RECORDS PROVIDED
--*--

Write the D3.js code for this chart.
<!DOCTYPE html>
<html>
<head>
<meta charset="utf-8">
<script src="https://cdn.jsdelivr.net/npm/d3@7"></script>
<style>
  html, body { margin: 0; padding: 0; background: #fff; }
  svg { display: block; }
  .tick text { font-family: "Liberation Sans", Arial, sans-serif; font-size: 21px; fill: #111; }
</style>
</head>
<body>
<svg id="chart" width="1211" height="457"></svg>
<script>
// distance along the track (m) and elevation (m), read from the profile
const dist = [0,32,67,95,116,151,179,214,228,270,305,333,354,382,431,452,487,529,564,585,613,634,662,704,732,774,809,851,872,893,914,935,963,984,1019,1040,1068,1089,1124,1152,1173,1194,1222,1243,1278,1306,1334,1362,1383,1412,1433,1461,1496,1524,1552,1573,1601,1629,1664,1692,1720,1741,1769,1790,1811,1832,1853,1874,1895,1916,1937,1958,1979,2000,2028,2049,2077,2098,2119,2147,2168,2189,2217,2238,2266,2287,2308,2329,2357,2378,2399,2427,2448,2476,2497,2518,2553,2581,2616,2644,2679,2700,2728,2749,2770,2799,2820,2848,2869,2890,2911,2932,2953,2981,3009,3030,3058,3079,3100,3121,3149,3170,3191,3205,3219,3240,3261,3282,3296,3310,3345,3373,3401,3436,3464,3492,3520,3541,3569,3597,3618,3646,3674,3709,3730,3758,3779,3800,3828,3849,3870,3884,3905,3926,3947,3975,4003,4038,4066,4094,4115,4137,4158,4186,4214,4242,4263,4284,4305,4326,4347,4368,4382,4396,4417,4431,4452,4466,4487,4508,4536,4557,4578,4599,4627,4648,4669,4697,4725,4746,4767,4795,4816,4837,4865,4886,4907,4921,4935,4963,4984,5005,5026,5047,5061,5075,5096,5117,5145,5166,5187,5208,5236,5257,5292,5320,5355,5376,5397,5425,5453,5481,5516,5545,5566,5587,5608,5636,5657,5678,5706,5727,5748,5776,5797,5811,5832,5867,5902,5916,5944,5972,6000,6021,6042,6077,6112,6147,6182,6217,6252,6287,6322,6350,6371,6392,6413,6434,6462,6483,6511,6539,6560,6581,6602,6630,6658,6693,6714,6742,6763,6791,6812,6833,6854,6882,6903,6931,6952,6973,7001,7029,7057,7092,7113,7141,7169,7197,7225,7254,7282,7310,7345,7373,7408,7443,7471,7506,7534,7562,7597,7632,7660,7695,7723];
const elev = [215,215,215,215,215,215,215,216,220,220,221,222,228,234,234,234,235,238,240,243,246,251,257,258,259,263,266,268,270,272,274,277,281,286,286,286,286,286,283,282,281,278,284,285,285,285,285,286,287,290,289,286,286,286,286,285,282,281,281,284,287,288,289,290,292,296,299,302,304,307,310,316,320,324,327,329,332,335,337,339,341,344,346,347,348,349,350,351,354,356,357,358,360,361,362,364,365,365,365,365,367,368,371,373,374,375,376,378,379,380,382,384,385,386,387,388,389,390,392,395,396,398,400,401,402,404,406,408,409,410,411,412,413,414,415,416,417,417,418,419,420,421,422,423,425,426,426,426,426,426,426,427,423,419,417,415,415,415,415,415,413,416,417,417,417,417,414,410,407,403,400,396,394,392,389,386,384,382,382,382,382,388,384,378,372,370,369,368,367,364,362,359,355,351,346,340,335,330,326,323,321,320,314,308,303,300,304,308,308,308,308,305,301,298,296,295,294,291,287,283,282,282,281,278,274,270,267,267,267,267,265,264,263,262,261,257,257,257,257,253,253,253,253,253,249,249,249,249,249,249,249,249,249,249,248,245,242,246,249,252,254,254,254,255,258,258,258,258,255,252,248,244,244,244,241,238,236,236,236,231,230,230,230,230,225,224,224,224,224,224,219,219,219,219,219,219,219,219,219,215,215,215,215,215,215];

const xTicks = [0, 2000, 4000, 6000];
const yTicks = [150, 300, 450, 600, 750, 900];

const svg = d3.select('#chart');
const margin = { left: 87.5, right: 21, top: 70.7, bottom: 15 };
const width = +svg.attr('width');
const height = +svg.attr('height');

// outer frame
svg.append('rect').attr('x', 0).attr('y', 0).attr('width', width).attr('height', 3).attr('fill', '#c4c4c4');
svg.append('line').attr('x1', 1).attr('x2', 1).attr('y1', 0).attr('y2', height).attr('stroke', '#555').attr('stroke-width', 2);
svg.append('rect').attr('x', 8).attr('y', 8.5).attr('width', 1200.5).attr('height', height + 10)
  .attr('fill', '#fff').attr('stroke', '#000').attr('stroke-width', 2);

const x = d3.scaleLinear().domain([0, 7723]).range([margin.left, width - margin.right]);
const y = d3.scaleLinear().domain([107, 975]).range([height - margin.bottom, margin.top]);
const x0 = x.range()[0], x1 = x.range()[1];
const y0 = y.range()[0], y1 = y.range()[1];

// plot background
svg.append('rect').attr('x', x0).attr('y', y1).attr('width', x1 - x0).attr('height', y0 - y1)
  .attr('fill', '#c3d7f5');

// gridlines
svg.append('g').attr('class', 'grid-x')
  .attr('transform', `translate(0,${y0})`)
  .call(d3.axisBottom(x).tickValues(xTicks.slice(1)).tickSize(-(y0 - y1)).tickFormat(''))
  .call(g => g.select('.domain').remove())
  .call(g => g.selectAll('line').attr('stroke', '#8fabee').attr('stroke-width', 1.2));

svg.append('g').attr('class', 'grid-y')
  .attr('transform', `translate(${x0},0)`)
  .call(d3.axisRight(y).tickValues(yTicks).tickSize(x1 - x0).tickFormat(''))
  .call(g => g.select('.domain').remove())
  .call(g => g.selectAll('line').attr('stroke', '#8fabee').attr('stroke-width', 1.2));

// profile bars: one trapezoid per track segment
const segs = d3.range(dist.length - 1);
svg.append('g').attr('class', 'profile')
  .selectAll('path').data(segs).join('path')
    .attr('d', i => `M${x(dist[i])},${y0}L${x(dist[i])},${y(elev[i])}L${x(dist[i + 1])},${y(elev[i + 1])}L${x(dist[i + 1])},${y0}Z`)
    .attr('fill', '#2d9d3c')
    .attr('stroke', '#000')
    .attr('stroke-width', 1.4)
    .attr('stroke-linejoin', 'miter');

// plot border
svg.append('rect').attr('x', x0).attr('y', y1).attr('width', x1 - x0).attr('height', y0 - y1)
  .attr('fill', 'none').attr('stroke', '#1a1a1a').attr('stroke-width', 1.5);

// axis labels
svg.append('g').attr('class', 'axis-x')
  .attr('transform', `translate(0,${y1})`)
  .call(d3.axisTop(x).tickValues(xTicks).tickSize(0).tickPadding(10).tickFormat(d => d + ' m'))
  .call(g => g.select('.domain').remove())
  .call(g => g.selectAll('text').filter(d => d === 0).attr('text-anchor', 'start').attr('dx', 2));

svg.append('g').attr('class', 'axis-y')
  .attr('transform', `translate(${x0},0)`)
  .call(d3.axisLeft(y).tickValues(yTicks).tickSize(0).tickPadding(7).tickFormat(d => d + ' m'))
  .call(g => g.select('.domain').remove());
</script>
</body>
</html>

--*--

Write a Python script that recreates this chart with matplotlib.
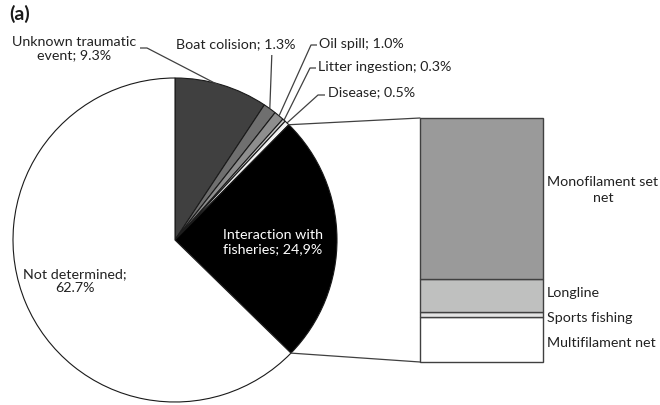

--*--

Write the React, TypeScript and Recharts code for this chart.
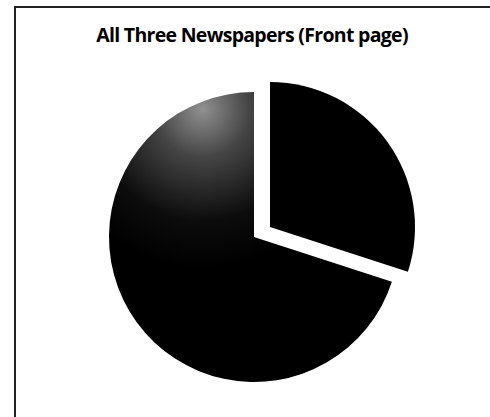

--*--

REQUIRED TASK
Answer with one number: how many lines of the entries above include the word "Write".

REPLY TO THE TASK
3